Bundeskanzler Christian Kern (SPÖ) bezeichnete die Feier in Rom als beeindruckend. "Es war wirklich beeindruckend zu sehen, wie groß eigentlich das gemeinsame Verständnis ist, hier zusammenzustehen, hier gemeinsam in die Zukunft zu gehen. Stillstand ist keine Lösung", sagte der Bundeskanzler. "Ich denke schon, dass man aus so einem Anlass Energie beziehen kann, um die Europäische Union weiterzuentwickeln. Sie dürfen nicht erwarten bei einer feierlichen Zeremonie, dass die Probleme, die jahrelang dahinköcheln, hier gelöst werden können", sagte Kern. "Es ist jetzt einmal ein Fundament und ein gemeinsames Verständnis, dass es Schwierigkeiten gibt, unterschiedliche Auffassungen. Diese Konflikte braucht man gar nicht kleinreden." In diesem Jahr erwartet Kern noch keine großen Fortschritte. In einem Jahr, wo es in Frankreich und Deutschland Wahlen gebe, müsse man "realistisch sehen, dass wir in diesem Jahr nicht auch zu tollen Ergebnissen kommen können", sagte der Bundeskanzler.

Strenge Sicherheitsvorkehrungen

Tausende Menschen versammelten sich zu Demonstrationen am Rande der Feierlichkeiten. Unter strahlender Sonne demonstrierten Anhänger der europäischen Föderalistenbewegung unweit des Kapitols, wo die EU-Staats- und Regierungschefs zusammengekommen waren. Am "March for Europe" beteiligten sich NEOS-Vorsitzender Matthias Strolz und eine Gruppe von 50 proeuropäischen Demonstranten aus Österreich. Die Teilnehmer plädierten für eine gemeinsame europäische Zukunft, gegen Nationalismus und Abschottung. Eine weitere Demonstration mit Gewerkschaften, Linksaktivisten und Griechenlands Ex-Finanzminister Yanis Varoufakis startete von der Piazza Vittorio, einem Platz im multikulturellen Viertel Esquilino im Zentrum Roms.

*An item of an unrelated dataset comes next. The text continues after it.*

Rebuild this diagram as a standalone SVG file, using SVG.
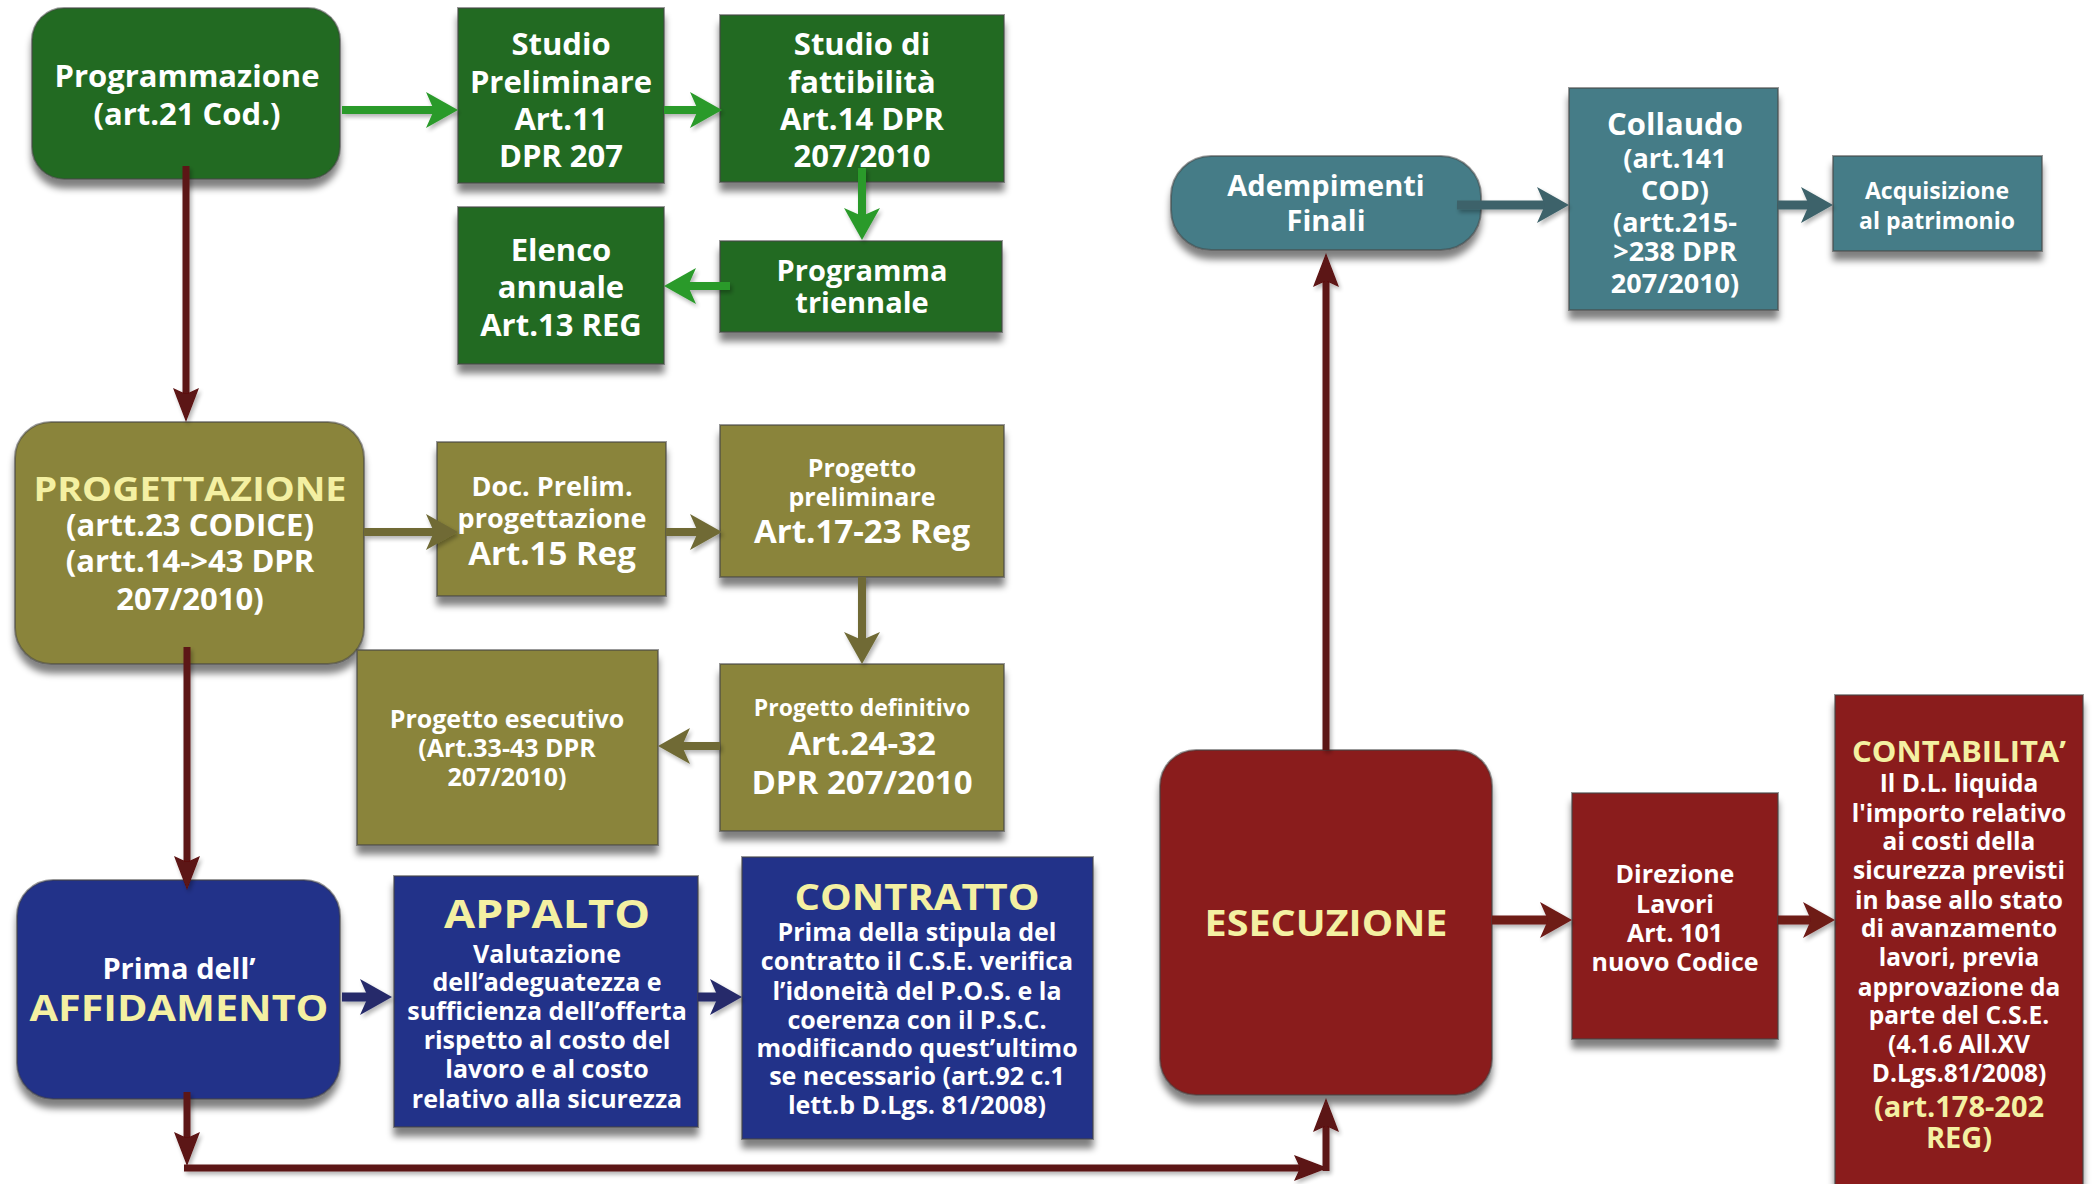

Strengste Sicherheitsvorkehrungen wurden im Hinblick auf die Demonstration der Europagegner "Eurostop" ergriffen. Die Polizei befürchtete, dass sich anarchistische Randalierer unter die Demonstranten mischen könnten. 1.500 Personen wurden von der Polizei kontrolliert. Sieben mutmaßliche Anhänger von Anarchistengruppen im Alter zwischen 22 und 38 Jahren mussten Rom verlassen. In Berlin demonstrierten am Samstag ebenfalls rund 6000 Menschen für eine gemeinsame europäische Zukunft.

3.000 Soldaten, Carabinieri und Polizisten waren bei Anti-Terror-Kontrollen in Rom im Einsatz. Unzählige Videoüberwachungsanlagen wurden in der Innenstadt aufgestellt. Auch Hubschrauber mit Bewaffnung wurden gegen Drohnen oder Flugzeuge mit feindlichen Absichten eingesetzt. Lkw wurden aus dem Stadtzentrum verbannt. Auch Mülltonnen wurden aus Sicherheitsgründen entfernt.